◆ WHAT YOU SHOULD DO: Draw out every line with the word "matplotlib" from the listing below.

· · · · ·

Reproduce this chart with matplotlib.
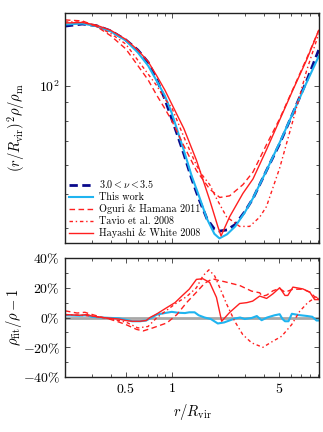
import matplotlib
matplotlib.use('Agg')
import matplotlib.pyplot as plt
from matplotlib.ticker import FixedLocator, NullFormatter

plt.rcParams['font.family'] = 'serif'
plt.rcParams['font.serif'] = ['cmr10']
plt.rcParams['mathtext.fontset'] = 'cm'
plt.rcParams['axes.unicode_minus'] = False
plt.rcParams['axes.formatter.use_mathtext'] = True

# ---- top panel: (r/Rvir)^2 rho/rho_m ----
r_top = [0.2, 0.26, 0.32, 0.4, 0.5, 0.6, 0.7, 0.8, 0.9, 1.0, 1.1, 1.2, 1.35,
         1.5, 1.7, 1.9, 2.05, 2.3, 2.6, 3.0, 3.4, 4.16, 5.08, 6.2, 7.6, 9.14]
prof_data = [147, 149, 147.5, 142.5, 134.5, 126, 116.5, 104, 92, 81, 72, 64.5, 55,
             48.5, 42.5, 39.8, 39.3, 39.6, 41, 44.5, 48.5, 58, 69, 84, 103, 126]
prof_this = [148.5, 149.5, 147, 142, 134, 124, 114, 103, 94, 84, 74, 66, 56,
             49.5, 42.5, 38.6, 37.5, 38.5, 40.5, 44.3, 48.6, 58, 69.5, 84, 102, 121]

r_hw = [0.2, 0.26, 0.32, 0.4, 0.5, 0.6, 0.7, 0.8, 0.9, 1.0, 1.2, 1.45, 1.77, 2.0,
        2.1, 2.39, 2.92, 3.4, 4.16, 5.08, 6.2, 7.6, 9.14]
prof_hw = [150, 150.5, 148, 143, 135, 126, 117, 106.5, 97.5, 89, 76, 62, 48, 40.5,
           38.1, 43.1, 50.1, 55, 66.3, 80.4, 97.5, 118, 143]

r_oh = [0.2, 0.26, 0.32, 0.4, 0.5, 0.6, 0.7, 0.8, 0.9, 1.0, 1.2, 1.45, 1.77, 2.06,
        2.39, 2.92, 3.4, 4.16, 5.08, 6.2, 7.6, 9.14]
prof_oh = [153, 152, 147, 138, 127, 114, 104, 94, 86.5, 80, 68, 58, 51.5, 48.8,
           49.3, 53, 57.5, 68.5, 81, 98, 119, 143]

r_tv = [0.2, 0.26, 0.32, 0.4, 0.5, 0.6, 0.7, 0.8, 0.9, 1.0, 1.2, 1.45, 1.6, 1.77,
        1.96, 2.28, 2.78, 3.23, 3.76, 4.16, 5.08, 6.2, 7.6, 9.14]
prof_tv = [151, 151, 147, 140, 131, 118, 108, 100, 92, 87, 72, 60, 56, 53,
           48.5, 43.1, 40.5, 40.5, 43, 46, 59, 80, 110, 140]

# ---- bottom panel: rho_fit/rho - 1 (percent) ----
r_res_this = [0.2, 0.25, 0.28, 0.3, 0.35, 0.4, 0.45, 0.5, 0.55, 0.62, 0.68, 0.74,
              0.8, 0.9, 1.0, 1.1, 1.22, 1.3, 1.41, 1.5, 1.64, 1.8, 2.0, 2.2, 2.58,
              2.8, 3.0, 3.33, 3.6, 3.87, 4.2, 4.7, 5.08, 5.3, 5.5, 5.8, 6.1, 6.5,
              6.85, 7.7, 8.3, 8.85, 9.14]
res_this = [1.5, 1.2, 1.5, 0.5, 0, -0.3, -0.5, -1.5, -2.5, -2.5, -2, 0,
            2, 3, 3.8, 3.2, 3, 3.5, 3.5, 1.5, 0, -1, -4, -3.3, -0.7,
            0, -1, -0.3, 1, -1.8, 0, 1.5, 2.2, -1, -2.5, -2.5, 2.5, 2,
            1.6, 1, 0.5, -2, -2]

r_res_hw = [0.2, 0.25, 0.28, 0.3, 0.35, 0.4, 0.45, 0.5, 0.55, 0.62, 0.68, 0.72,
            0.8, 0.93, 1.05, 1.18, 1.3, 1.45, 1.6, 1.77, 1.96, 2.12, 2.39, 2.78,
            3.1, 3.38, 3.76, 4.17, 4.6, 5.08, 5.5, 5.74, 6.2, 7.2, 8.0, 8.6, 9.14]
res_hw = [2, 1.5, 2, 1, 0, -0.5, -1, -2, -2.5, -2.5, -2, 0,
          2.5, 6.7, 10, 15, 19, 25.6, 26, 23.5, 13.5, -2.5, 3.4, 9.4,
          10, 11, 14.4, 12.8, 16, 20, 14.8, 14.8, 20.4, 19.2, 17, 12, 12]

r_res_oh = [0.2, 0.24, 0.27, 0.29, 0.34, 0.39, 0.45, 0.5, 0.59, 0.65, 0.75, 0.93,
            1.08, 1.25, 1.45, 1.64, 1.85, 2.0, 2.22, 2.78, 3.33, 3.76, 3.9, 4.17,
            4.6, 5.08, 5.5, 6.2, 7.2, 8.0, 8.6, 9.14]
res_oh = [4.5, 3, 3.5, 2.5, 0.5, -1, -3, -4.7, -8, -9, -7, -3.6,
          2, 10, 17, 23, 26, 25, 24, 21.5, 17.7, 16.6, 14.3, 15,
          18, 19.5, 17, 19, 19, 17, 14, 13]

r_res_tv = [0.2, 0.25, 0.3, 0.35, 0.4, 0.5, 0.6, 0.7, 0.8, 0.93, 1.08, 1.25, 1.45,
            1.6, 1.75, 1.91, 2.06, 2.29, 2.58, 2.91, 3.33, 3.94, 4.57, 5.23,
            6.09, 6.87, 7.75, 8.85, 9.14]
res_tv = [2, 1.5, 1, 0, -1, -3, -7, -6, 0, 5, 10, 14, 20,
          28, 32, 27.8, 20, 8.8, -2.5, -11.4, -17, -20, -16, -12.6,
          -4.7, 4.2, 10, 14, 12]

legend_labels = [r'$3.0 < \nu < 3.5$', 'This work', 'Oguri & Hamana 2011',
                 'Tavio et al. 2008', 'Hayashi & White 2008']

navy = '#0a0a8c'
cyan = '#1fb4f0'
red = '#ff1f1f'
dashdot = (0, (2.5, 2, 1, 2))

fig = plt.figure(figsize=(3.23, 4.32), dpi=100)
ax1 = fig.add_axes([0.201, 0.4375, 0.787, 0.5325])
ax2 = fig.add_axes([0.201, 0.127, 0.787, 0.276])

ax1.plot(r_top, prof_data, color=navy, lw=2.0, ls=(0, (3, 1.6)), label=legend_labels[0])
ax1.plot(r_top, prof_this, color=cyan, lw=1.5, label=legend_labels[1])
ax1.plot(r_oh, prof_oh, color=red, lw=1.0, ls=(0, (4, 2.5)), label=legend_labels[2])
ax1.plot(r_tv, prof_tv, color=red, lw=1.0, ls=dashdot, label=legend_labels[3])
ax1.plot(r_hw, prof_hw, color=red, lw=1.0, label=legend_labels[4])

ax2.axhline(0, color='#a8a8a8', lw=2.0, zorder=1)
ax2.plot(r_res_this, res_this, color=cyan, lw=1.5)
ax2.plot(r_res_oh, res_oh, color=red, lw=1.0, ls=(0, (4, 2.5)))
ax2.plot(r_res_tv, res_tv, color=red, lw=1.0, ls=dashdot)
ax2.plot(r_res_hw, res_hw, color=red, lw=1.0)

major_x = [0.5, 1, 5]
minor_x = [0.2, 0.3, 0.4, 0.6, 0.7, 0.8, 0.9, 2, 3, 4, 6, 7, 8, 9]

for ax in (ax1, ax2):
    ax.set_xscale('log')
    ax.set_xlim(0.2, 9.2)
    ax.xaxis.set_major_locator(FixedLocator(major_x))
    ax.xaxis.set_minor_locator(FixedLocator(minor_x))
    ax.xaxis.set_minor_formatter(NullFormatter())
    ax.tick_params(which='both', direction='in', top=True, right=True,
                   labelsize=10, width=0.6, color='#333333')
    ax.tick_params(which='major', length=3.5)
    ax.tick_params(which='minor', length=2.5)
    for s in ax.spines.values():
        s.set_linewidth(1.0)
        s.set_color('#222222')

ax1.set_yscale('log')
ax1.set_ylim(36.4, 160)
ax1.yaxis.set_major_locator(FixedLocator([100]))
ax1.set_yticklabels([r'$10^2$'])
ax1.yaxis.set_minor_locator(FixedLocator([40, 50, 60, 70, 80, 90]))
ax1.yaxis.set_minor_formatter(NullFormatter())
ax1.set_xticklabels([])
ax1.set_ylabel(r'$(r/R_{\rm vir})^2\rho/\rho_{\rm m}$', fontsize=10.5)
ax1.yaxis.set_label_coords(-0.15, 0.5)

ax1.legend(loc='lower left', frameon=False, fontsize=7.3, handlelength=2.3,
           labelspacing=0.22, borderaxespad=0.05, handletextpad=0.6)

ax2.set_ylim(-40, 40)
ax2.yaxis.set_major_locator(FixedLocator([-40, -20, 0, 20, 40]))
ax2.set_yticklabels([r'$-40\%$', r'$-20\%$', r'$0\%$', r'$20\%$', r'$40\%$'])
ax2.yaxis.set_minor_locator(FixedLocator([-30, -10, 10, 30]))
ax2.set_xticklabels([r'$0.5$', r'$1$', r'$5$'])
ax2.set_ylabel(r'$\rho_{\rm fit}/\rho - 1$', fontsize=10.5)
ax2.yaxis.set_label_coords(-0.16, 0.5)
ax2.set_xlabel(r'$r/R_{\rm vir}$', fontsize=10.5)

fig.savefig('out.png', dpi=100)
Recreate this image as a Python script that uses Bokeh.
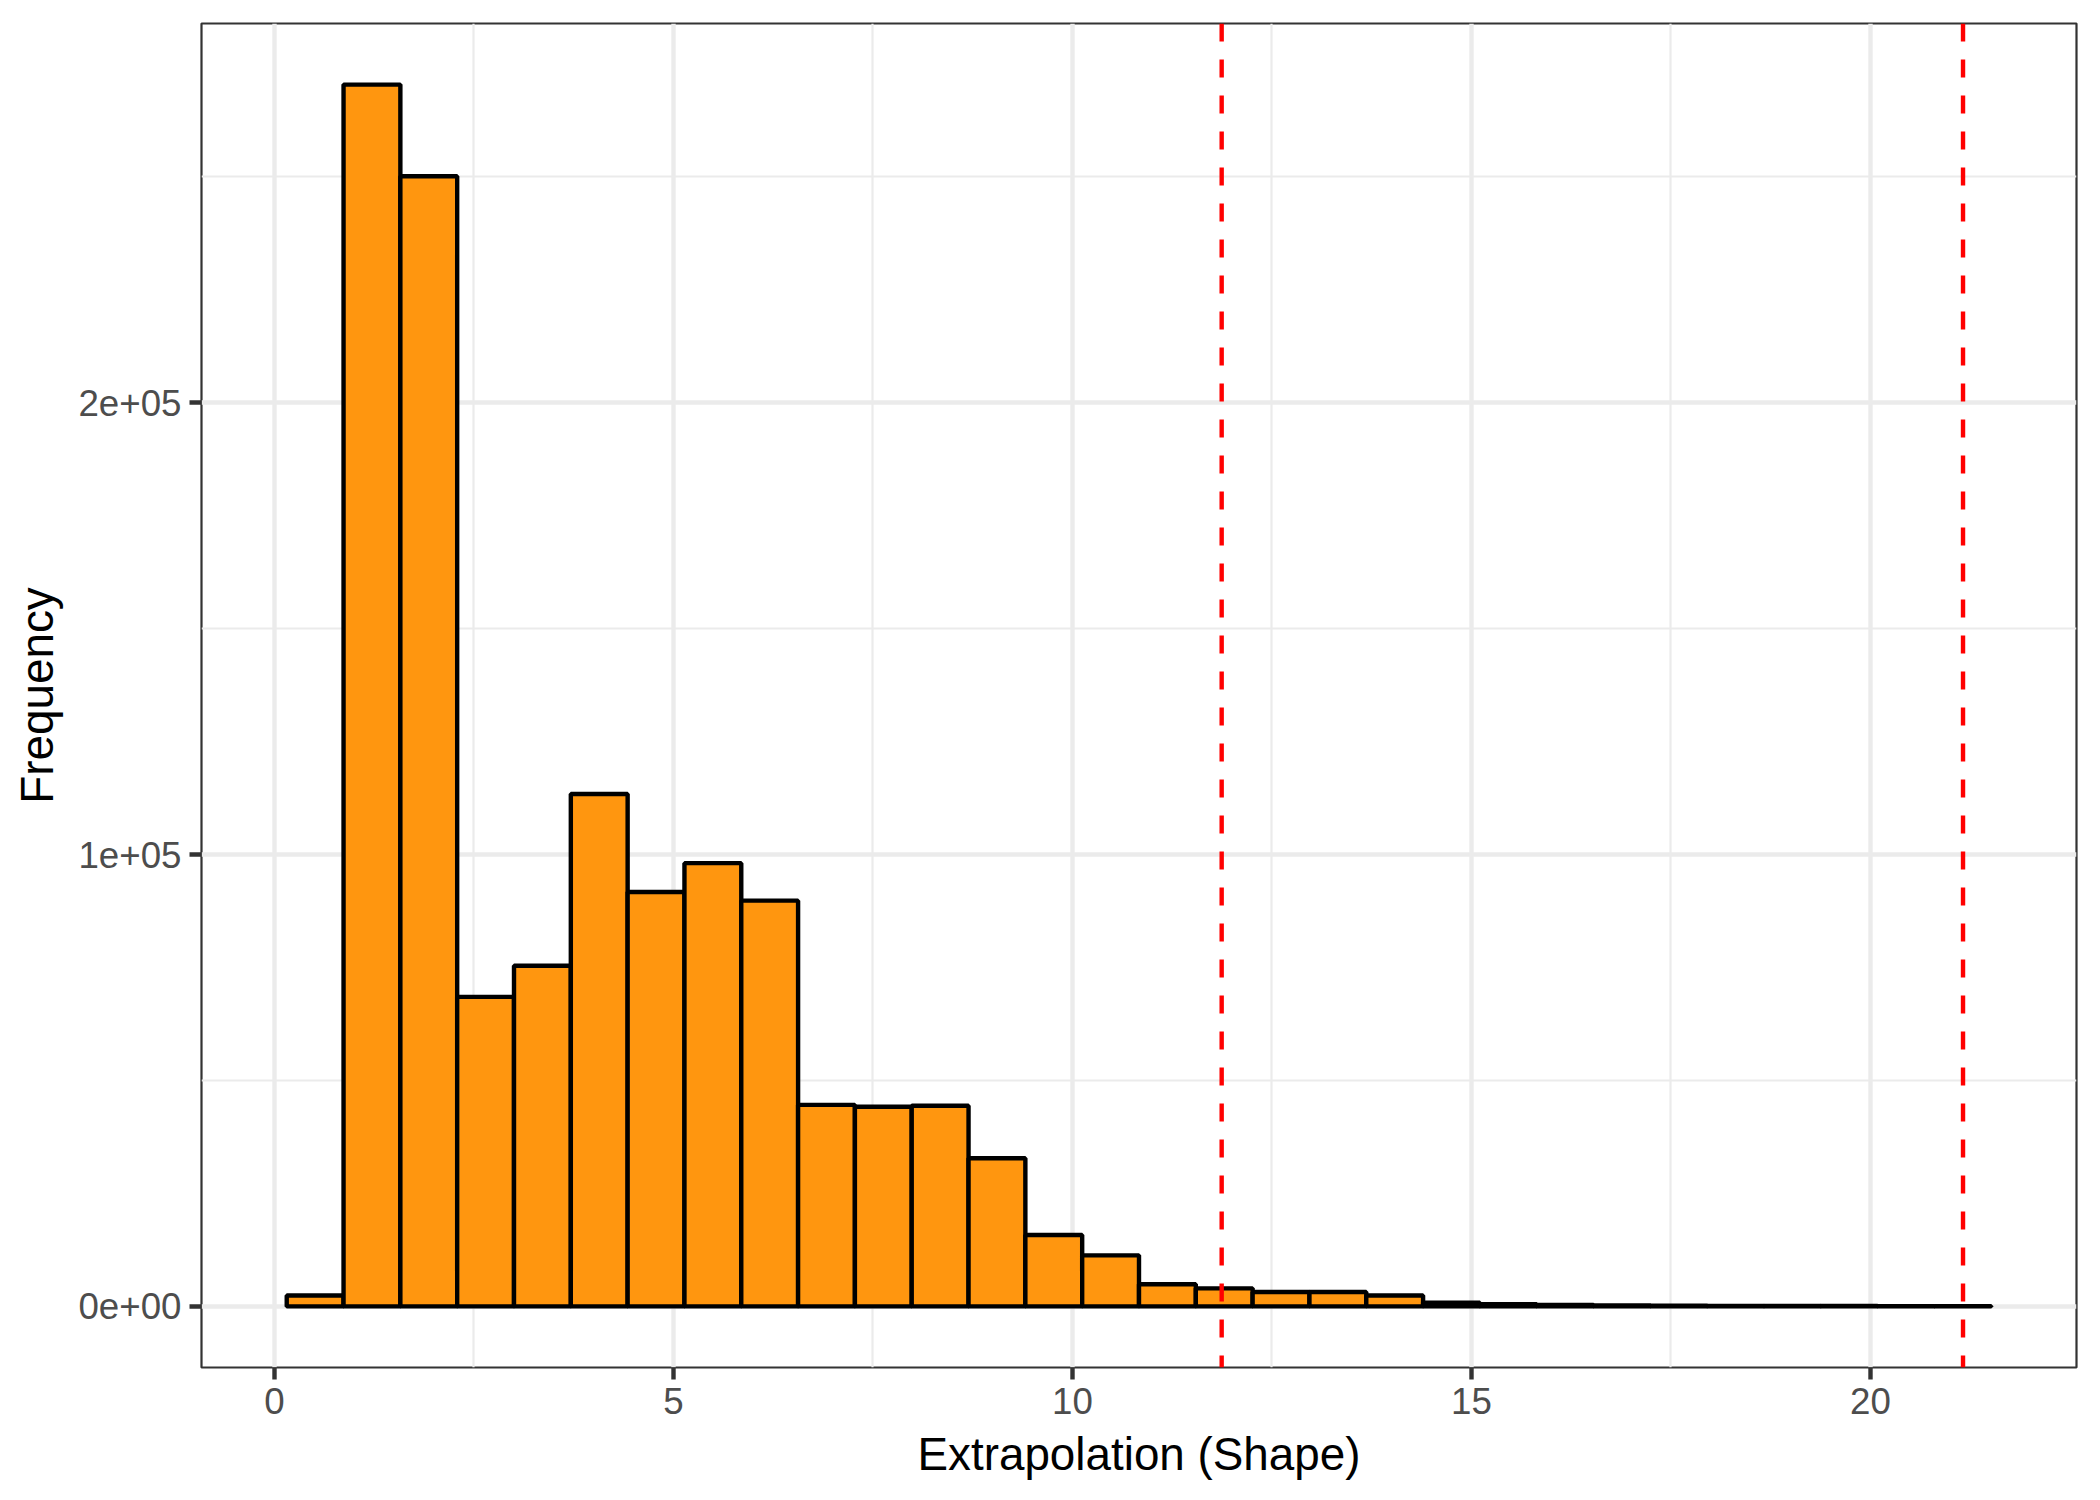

· · · · ·

◆ RESPONSE:
Reproduce this chart with matplotlib.
import matplotlib
matplotlib.use('Agg')
import matplotlib.pyplot as plt
from matplotlib.ticker import FixedLocator, NullFormatter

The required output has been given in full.